Paxlovid adalah obat antivirus oral yang mengurangi kemampuan SARS-CoV-2 (virus penyebab COVID-19) untuk berkembang biak di dalam tubuh. Apakah obat ini menurunkan risiko kematian akibat virus Corona? Simak penjelasan selengkapnya di bawah ini.
Paxlovid adalah kombinasi antivirus PF-07321332 dan ritonavir dosis rendah (obat antiretroviral yang secara tradisional digunakan untuk mengobati HIV).
Obat yang dikembangkan oleh Pfizer ini mampu menghambat replikasi SARS-CoV-2 dalam tubuh dengan mengikat 3CL-like protease, enzim yang penting untuk fungsi dan reproduksi virus.
Paxlovid dirancang khusus untuk diberikan secara oral sehingga dapat diresepkan saat muncul tanda pertama infeksi atau saat kesadaran pertama akan paparan.
Seperti halnya Molnupiravir yang diberikan secara oral, itu berarti pasien COVID-19 dapat mengonsumsi Paxlovid di rumah pada tahap awal infeksi.
Hal ini memungkinkan seseorang yang terinfeksi virus Corona gejala ringan/sedang untuk dirawat lebih cepat, mencegah perkembangan penyakit, dan menghindari perawatan di rumah sakit.
Hasil penelitian yang melibatkan lebih dari 2.200 orang yang berisiko tinggi mengembangkan COVID-19 yang serius menemukan bahwa—obat tersebut mengurangi risiko rawat inap atau kematian sebesar 89%—dibandingkan dengan plasebo ketika diminum dalam tiga hari sejak gejala pertama penyakit.
Saat diminum dalam waktu lima hari, obat tersebut mengurangi risiko rawat inap dan kematian hingga 88%.

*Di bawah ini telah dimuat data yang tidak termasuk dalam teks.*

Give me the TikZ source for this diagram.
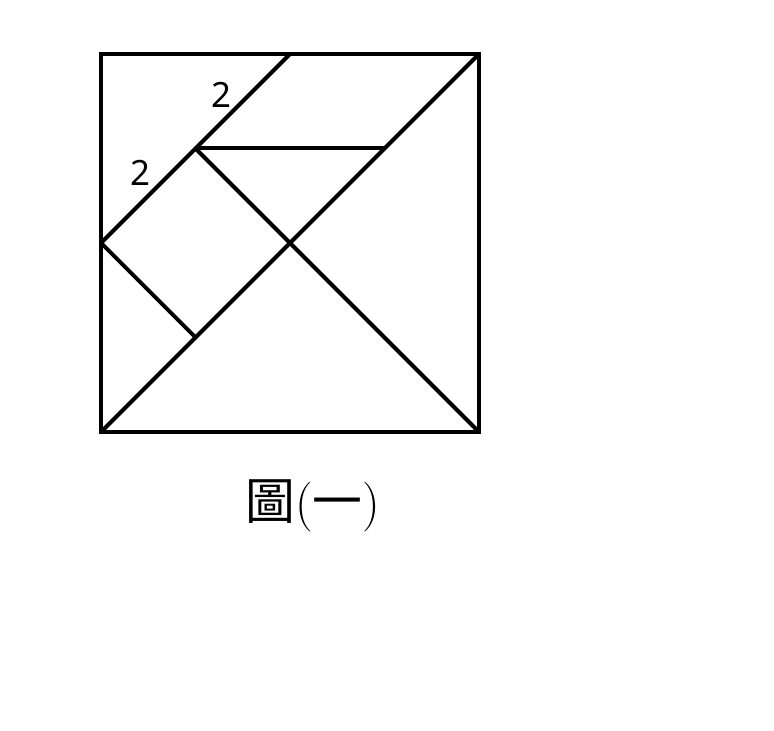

Dalam keseluruhan populasi penelitian hingga hari ke 28, tidak ada kematian yang dilaporkan pada pasien yang menerima Paxlovid dibandingkan dengan pasien yang menerima plasebo.
Jika disetujui, Paxlovid akan menjadi antivirus oral pertama dari jenis inhibitor protease SARS-CoV-2-3CL. Setelah itu, obat dapat diresepkan lebih luas sebagai perawatan di rumah untuk membantu mengurangi keparahan penyakit, rawat inap—hingga kematian.
Baca Juga: Mengenal Terapi Plasma Konvalesen untuk Pasien COVID-19
Selain diklaim mampu mengurangi risiko rawat inap dan kematian pada seseorang yang tidak divaksinasi, Pfizer mengatakan bahwa percobaan laboratorium menunjukkan bahwa obat ini dapat menyerang protein kunci dalam varian Omicron atau disebut virus Corona B.1.1.529, yang melonjak di Afrika Selatan dan Eropa.
Bukti awal menunjukkan bahwa varian Omicron mungkin membuat seseorang yang sudah pernah terinfeksi virus Corona dapat terinfeksi ulang. Meski begitu, informasi mengenai hal ini masih terbatas dan masih terus berlangsung.
Saat ini, WHO sedang berkoordinasi dengan berbagai peneliti di seluruh dunia untuk lebih memahami Omicron. Studi yang berlangsung saat ini termasuk tingkat penularan, tingkat keparahan infeksi (termasuk gejala), kinerja vaksin, tes diagnostik, dan efektivitas pengobatan.